**Set exercise**
Copy every line from the data below in which the string "with" can be found.
○ ○ ○ ○
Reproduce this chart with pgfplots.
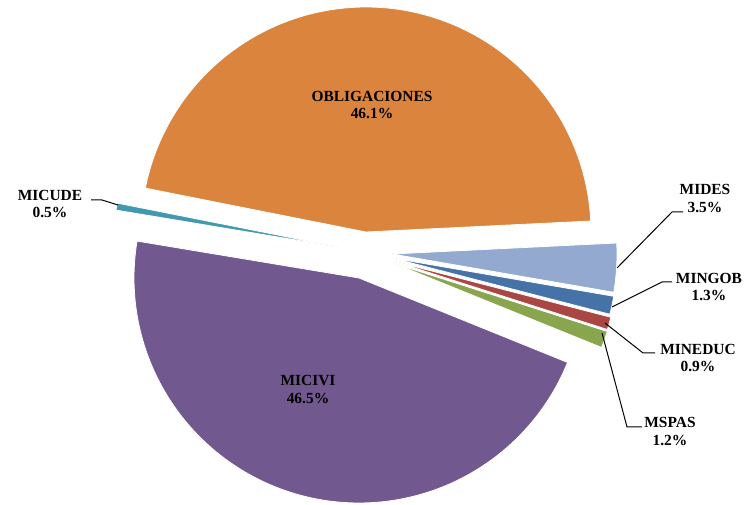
\documentclass[border=0pt]{standalone}
\usepackage{fontspec}
\setmainfont{Liberation Serif}
\usepackage{pgfplots}
\pgfplotsset{compat=1.18}
\definecolor{cOBL}{HTML}{DB843D}
\definecolor{cMIDES}{HTML}{93A9CF}
\definecolor{cMINGOB}{HTML}{4572A7}
\definecolor{cMINEDUC}{HTML}{AA4643}
\definecolor{cMSPAS}{HTML}{89A54E}
\definecolor{cMICIVI}{HTML}{71588F}
\definecolor{cMICUDE}{HTML}{4198AF}
\begin{document}
\begin{tikzpicture}
% shares (%), clockwise from MIDES
\pgfmathsetmacro\vMIDES{3.5}
\pgfmathsetmacro\vMINGOB{1.3}
\pgfmathsetmacro\vMINEDUC{0.9}
\pgfmathsetmacro\vMSPAS{1.2}
\pgfmathsetmacro\vMICIVI{46.5}
\pgfmathsetmacro\vMICUDE{0.5}
\pgfmathsetmacro\vOBL{46.1}
\pgfmathsetmacro\aA{2.8}
\pgfmathsetmacro\aB{\aA-3.6*\vMIDES}
\pgfmathsetmacro\aC{\aB-3.6*\vMINGOB}
\pgfmathsetmacro\aD{\aC-3.6*\vMINEDUC}
\pgfmathsetmacro\aE{\aD-3.6*\vMSPAS}
\pgfmathsetmacro\aF{\aE-3.6*\vMICIVI}
\pgfmathsetmacro\aG{\aF-3.6*\vMICUDE}
\pgfmathsetmacro\aH{\aG-3.6*\vOBL}
\begin{axis}[at={(0,0)}, anchor=south west, width=744bp, height=505bp,
  scale only axis, xmin=0, xmax=744, ymin=0, ymax=505, hide axis, clip=false]
\pgfplotsset{every axis plot/.append style={draw=white, line width=0.8bp, mark=none}}
% slices: tip (x,y), radius 225
\addplot[fill=cMIDES, domain=\aB:\aA, samples=30] ({392+225*cos(x)},{251+225*sin(x)}) -- (392,251) -- cycle;
\addplot[fill=cMINGOB, domain=\aC:\aB, samples=20] ({392+225*cos(x)},{247+225*sin(x)}) -- (392,247) -- cycle;
\addplot[fill=cMINEDUC, domain=\aD:\aC, samples=20] ({393+225*cos(x)},{244+225*sin(x)}) -- (393,244) -- cycle;
\addplot[fill=cMSPAS, domain=\aE:\aD, samples=20] ({393+225*cos(x)},{242+225*sin(x)}) -- (393,242) -- cycle;
\addplot[fill=cMICIVI, domain=\aF:\aE, samples=120] ({359+225*cos(x)},{227+225*sin(x)}) -- (359,227) -- cycle;
\addplot[fill=cMICUDE, domain=\aG:\aF, samples=10] ({338+225*cos(x)},{258+225*sin(x)}) -- (338,258) -- cycle;
\addplot[fill=cOBL, domain=\aH:\aG, samples=120] ({366+225*cos(x)},{273+225*sin(x)}) -- (366,273) -- cycle;
% leader lines
\addplot[draw=black, line width=1bp] coordinates {(617,237) (672,293) (683,293)};
\addplot[draw=black, line width=1bp] coordinates {(612,198) (662,223) (672,223)};
\addplot[draw=black, line width=1bp] coordinates {(605,182) (643,152) (655,152)};
\addplot[draw=black, line width=1bp] coordinates {(602,172) (627,78) (642,78)};
\addplot[draw=black, line width=1bp] coordinates {(118,300) (102,305) (91,305)};
% labels
\tikzset{lbl/.style={align=center, font=\fontsize{15.5}{18}\selectfont\bfseries, inner sep=0pt}}
\node[lbl] at (372,400) {OBLIGACIONES\\46.1\%};
\node[lbl] at (308,115.5) {MICIVI\\46.5\%};
\node[lbl] at (50,301) {MICUDE\\0.5\%};
\node[lbl] at (705,306.5) {MIDES\\3.5\%};
\node[lbl] at (709,218) {MINGOB\\1.3\%};
\node[lbl] at (698,147) {MINEDUC\\0.9\%};
\node[lbl] at (670,73.5) {MSPAS\\1.2\%};
\end{axis}
\pgfresetboundingbox
\path (0,0) rectangle (744bp,505bp);
\end{tikzpicture}
\end{document}
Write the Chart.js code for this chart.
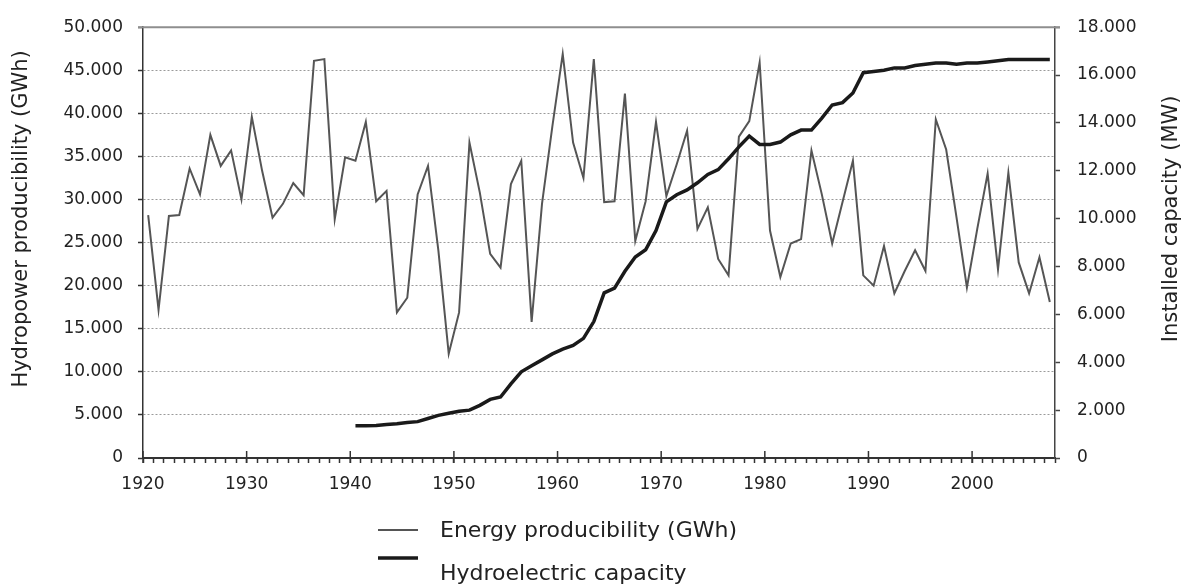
<!DOCTYPE html>
<html>
<head>
    <meta charset="utf-8">
    <title>Hydropower producibility and installed capacity</title>
    <script src="https://cdn.jsdelivr.net/npm/chart.js@4.4.1/dist/chart.umd.min.js"></script>
    <style>
        html, body { margin: 0; padding: 0; background: #fff; }
        canvas { display: block; }
    </style>
</head>
<body>
    <canvas id="myChart" width="1185" height="584"></canvas>
    <script>
        // yearly energy producibility (GWh), 1920-2007
        const years = [1920, 1921, 1922, 1923, 1924, 1925, 1926, 1927, 1928, 1929,
            1930, 1931, 1932, 1933, 1934, 1935, 1936, 1937, 1938, 1939,
            1940, 1941, 1942, 1943, 1944, 1945, 1946, 1947, 1948, 1949,
            1950, 1951, 1952, 1953, 1954, 1955, 1956, 1957, 1958, 1959,
            1960, 1961, 1962, 1963, 1964, 1965, 1966, 1967, 1968, 1969,
            1970, 1971, 1972, 1973, 1974, 1975, 1976, 1977, 1978, 1979,
            1980, 1981, 1982, 1983, 1984, 1985, 1986, 1987, 1988, 1989,
            1990, 1991, 1992, 1993, 1994, 1995, 1996, 1997, 1998, 1999,
            2000, 2001, 2002, 2003, 2004, 2005, 2006, 2007];
        const energy = [28200, 17200, 28100, 28200, 33600, 30600, 37500, 33900, 35700, 30000,
            39600, 33300, 27900, 29500, 31900, 30500, 46100, 46300, 27700, 34900,
            34500, 39000, 29800, 31000, 16900, 18600, 30600, 33900, 24100, 12100,
            16900, 36600, 30800, 23700, 22100, 31800, 34500, 15800, 29500, 38500,
            46900, 36600, 32500, 46300, 29700, 29800, 42300, 25200, 29800, 39000,
            30400, 34100, 38000, 26600, 29100, 23100, 21200, 37300, 39100, 45900,
            26400, 21000, 24900, 25400, 35700, 30600, 24900, 29700, 34500, 21200,
            20000, 24600, 19100, 21700, 24100, 21700, 39300, 35800, 27900, 19800,
            26600, 33000, 21900, 33100, 22700, 19100, 23300, 18100];

        // installed hydroelectric capacity (MW), 1940-2007
        const capYears = [1940, 1941, 1942, 1943, 1944, 1945, 1946, 1947, 1948, 1949,
            1950, 1951, 1952, 1953, 1954, 1955, 1956, 1957, 1958, 1959,
            1960, 1961, 1962, 1963, 1964, 1965, 1966, 1967, 1968, 1969,
            1970, 1971, 1972, 1973, 1974, 1975, 1976, 1977, 1978, 1979,
            1980, 1981, 1982, 1983, 1984, 1985, 1986, 1987, 1988, 1989,
            1990, 1991, 1992, 1993, 1994, 1995, 1996, 1997, 1998, 1999,
            2000, 2001, 2002, 2003, 2004, 2005, 2006, 2007];
        const capacity = [1350, 1350, 1360, 1400, 1430, 1480, 1520, 1650, 1780, 1870,
            1950, 2000, 2200, 2450, 2550, 3100, 3600, 3850, 4100, 4350,
            4550, 4700, 5000, 5700, 6900, 7100, 7800, 8400, 8700, 9500,
            10700, 11000, 11200, 11500, 11850, 12050, 12500, 13000, 13450, 13100,
            13100, 13200, 13500, 13700, 13700, 14200, 14750, 14850, 15250, 16100,
            16150, 16200, 16300, 16300, 16400, 16450, 16500, 16500, 16450, 16500,
            16500, 16550, 16600, 16650, 16650, 16650, 16650, 16650];

        const decadeTicks = [1920, 1930, 1940, 1950, 1960, 1970, 1980, 1990, 2000];
        const leftTitle = 'Hydropower producibility (GWh)';
        const rightTitle = 'Installed capacity (MW)';
        const energyLabel = 'Energy producibility (GWh)';
        const capacityLabel = 'Hydroelectric capacity';

        // 50000 -> "50.000"
        function fmt(v) {
            return v === 0 ? '0' : (v / 1000).toFixed(3);
        }

        Chart.defaults.font.family = '"DejaVu Sans", sans-serif';
        Chart.defaults.color = '#222';

        const extras = {
            id: 'extras',
            afterDraw(chart) {
                const {ctx, chartArea: a, scales} = chart;
                ctx.save();
                // grey frame line along the top
                ctx.strokeStyle = '#8e8e8e';
                ctx.lineWidth = 2;
                ctx.beginPath();
                ctx.moveTo(a.left - 5, a.top);
                ctx.lineTo(a.right + 5, a.top);
                ctx.stroke();
                // decade ticks cross the x axis
                ctx.strokeStyle = '#333';
                ctx.lineWidth = 1.5;
                decadeTicks.forEach(v => {
                    const px = scales.x.getPixelForValue(v);
                    ctx.beginPath();
                    ctx.moveTo(px, a.bottom - 7);
                    ctx.lineTo(px, a.bottom + 5);
                    ctx.stroke();
                });
                // axis titles, both read bottom to top
                ctx.fillStyle = '#222';
                ctx.font = '21px "DejaVu Sans"';
                ctx.textAlign = 'center';
                ctx.textBaseline = 'middle';
                const ty = a.top + (a.bottom - a.top) * 0.445;
                [[22, leftTitle], [1172, rightTitle]].forEach(([tx, text]) => {
                    ctx.save();
                    ctx.translate(tx, ty);
                    ctx.rotate(-Math.PI / 2);
                    ctx.fillText(text, 0, 0);
                    ctx.restore();
                });
                // legend, one item per row
                const lineY = [530, 558];
                const textY = [537, 580];
                ctx.font = '22px "DejaVu Sans"';
                ctx.textAlign = 'left';
                ctx.textBaseline = 'alphabetic';
                chart.data.datasets.forEach((ds, i) => {
                    ctx.strokeStyle = ds.borderColor;
                    ctx.lineWidth = ds.borderWidth;
                    ctx.beginPath();
                    ctx.moveTo(378, lineY[i]);
                    ctx.lineTo(418, lineY[i]);
                    ctx.stroke();
                    ctx.fillText(ds.label, 440, textY[i]);
                });
                ctx.restore();
            }
        };

        const ctx = document.getElementById('myChart').getContext('2d');
        const myChart = new Chart(ctx, {
            type: 'line',
            data: {
                datasets: [{
                    label: energyLabel,
                    data: years.map((y, i) => ({x: y + 0.5, y: energy[i]})),
                    yAxisID: 'y',
                    borderColor: '#555',
                    borderWidth: 2,
                    pointRadius: 0,
                    tension: 0,
                    order: 1
                }, {
                    label: capacityLabel,
                    data: capYears.map((y, i) => ({x: y + 0.5, y: capacity[i]})),
                    yAxisID: 'y1',
                    borderColor: '#1a1a1a',
                    borderWidth: 3.5,
                    pointRadius: 0,
                    tension: 0,
                    order: 0
                }]
            },
            options: {
                responsive: false,
                animation: false,
                layout: { padding: { top: 26, left: 0, right: 0, bottom: 0 } },
                plugins: {
                    legend: { display: false },
                    tooltip: { enabled: false }
                },
                scales: {
                    x: {
                        type: 'linear',
                        min: 1920,
                        max: 2008,
                        afterFit(s) { s.height = 126; },
                        ticks: {
                            stepSize: 1,
                            maxTicksLimit: 100,
                            autoSkip: false,
                            maxRotation: 0,
                            padding: 11,
                            font: { size: 17 },
                            callback: v => (v % 10 === 0 && v <= 2000) ? String(v) : ''
                        },
                        grid: { drawOnChartArea: false, tickLength: 5, tickColor: '#333', tickWidth: 1.5 },
                        border: { color: '#333', width: 2 }
                    },
                    y: {
                        position: 'left',
                        min: 0,
                        max: 50000,
                        afterFit(s) { s.width = 143; },
                        ticks: { stepSize: 5000, padding: 15, font: { size: 17 }, callback: fmt },
                        grid: {
                            color: c => (c.tick.value === 0 || c.tick.value === 50000) ? 'rgba(0,0,0,0)' : '#9a9a9a',
                            lineWidth: 1,
                            tickLength: 5,
                            tickColor: '#333',
                            tickWidth: 1.5
                        },
                        border: { color: '#333', width: 1.5, dash: [2, 2] }
                    },
                    y1: {
                        position: 'right',
                        min: 0,
                        max: 18000,
                        afterFit(s) { s.width = 130; },
                        ticks: { stepSize: 2000, padding: 17, font: { size: 17 }, callback: fmt },
                        grid: { drawOnChartArea: false, tickLength: 5, tickColor: '#444', tickWidth: 1.5 },
                        border: { color: '#444', width: 1.5 }
                    }
                }
            },
            plugins: [extras]
        });
    </script>
</body>
</html>
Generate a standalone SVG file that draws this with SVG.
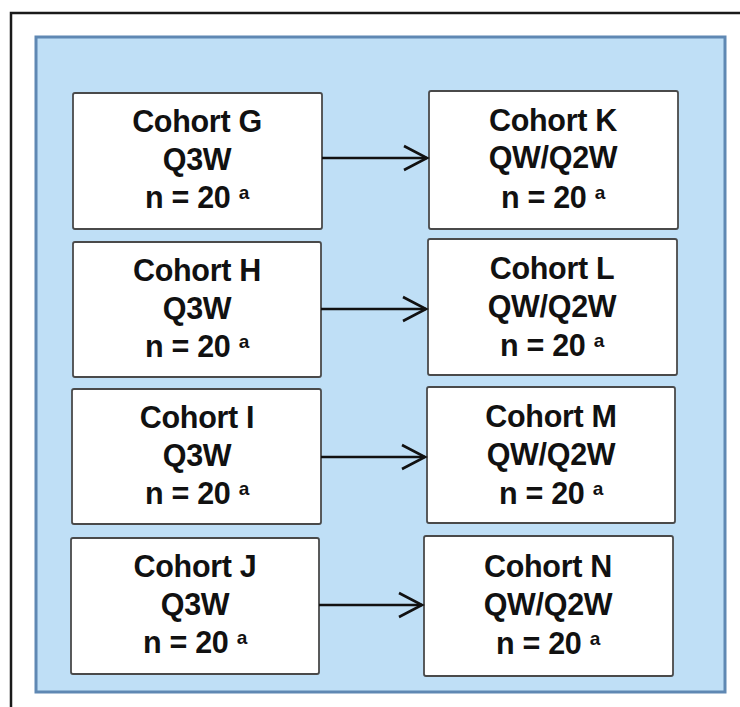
<svg xmlns="http://www.w3.org/2000/svg" width="740" height="707" viewBox="0 0 740 707">
  <style>
    .frame { fill: none; stroke: #1a1a1a; stroke-width: 2.5; }
    .panel { fill: #bfdff6; stroke: #5f88b3; stroke-width: 3; }
    .box { fill: #ffffff; stroke: #4a4a4a; stroke-width: 1.8; }
    .lbl { font-family: "Liberation Sans", Arial, sans-serif; font-weight: bold; font-size: 30.5px; fill: #111; text-anchor: middle; letter-spacing: -0.3px; }
    .sup { font-size: 19px; }
    .conn line, .conn path { fill: none; stroke: #111; stroke-width: 2.6; }
  </style>

  <!-- outer frame (top and left edges visible) -->
  <path class="frame" d="M11,707 L11,13 L740,13"/>

  <!-- light blue panel -->
  <rect class="panel" x="36" y="37" width="689" height="655"/>

  <!-- left column: Q3W cohorts -->
  <g id="cohort-g">
    <rect class="box" x="73" y="93" width="249" height="136" rx="2"/>
    <text class="lbl" x="197" y="132">Cohort G</text>
    <text class="lbl" x="197" y="170">Q3W</text>
    <text class="lbl" x="197" y="208">n = 20 <tspan class="sup" dy="-9">a</tspan></text>
  </g>
  <g id="cohort-h">
    <rect class="box" x="73" y="242" width="248" height="135" rx="2"/>
    <text class="lbl" x="197" y="281">Cohort H</text>
    <text class="lbl" x="197" y="319">Q3W</text>
    <text class="lbl" x="197" y="357">n = 20 <tspan class="sup" dy="-9">a</tspan></text>
  </g>
  <g id="cohort-i">
    <rect class="box" x="72" y="389" width="249" height="135" rx="2"/>
    <text class="lbl" x="197" y="428">Cohort I</text>
    <text class="lbl" x="197" y="466">Q3W</text>
    <text class="lbl" x="197" y="504">n = 20 <tspan class="sup" dy="-9">a</tspan></text>
  </g>
  <g id="cohort-j">
    <rect class="box" x="71" y="538" width="248" height="136" rx="2"/>
    <text class="lbl" x="195" y="577">Cohort J</text>
    <text class="lbl" x="195" y="615">Q3W</text>
    <text class="lbl" x="195" y="653">n = 20 <tspan class="sup" dy="-9">a</tspan></text>
  </g>

  <!-- right column: QW/Q2W cohorts -->
  <g id="cohort-k">
    <rect class="box" x="429" y="91" width="249" height="138" rx="2"/>
    <text class="lbl" x="553" y="131">Cohort K</text>
    <text class="lbl" x="553" y="168">QW/Q2W</text>
    <text class="lbl" x="553" y="208">n = 20 <tspan class="sup" dy="-9">a</tspan></text>
  </g>
  <g id="cohort-l">
    <rect class="box" x="428" y="239" width="249" height="136" rx="2"/>
    <text class="lbl" x="552" y="279">Cohort L</text>
    <text class="lbl" x="552" y="317">QW/Q2W</text>
    <text class="lbl" x="552" y="356">n = 20 <tspan class="sup" dy="-9">a</tspan></text>
  </g>
  <g id="cohort-m">
    <rect class="box" x="427" y="387" width="248" height="136" rx="2"/>
    <text class="lbl" x="551" y="427">Cohort M</text>
    <text class="lbl" x="551" y="465">QW/Q2W</text>
    <text class="lbl" x="551" y="504">n = 20 <tspan class="sup" dy="-9">a</tspan></text>
  </g>
  <g id="cohort-n">
    <rect class="box" x="424" y="536" width="249" height="140" rx="2"/>
    <text class="lbl" x="548" y="577">Cohort N</text>
    <text class="lbl" x="548" y="615">QW/Q2W</text>
    <text class="lbl" x="548" y="654">n = 20 <tspan class="sup" dy="-9">a</tspan></text>
  </g>

  <!-- connectors: each Q3W cohort leads to its QW/Q2W cohort -->
  <g id="connectors" class="conn">
    <line x1="322" y1="158" x2="427" y2="158"/>
    <path d="M404,146 L427,158 L404,170"/>
    <line x1="321" y1="309" x2="426" y2="309"/>
    <path d="M403,297 L426,309 L403,321"/>
    <line x1="321" y1="457" x2="425" y2="457"/>
    <path d="M402,445 L425,457 L402,469"/>
    <line x1="319" y1="605" x2="422" y2="605"/>
    <path d="M399,593 L422,605 L399,617"/>
  </g>
</svg>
○ ○ ○ ○
**Answer for this exercise**
Reproduce this chart with pgfplots.
Generate a standalone SVG file that draws this with SVG.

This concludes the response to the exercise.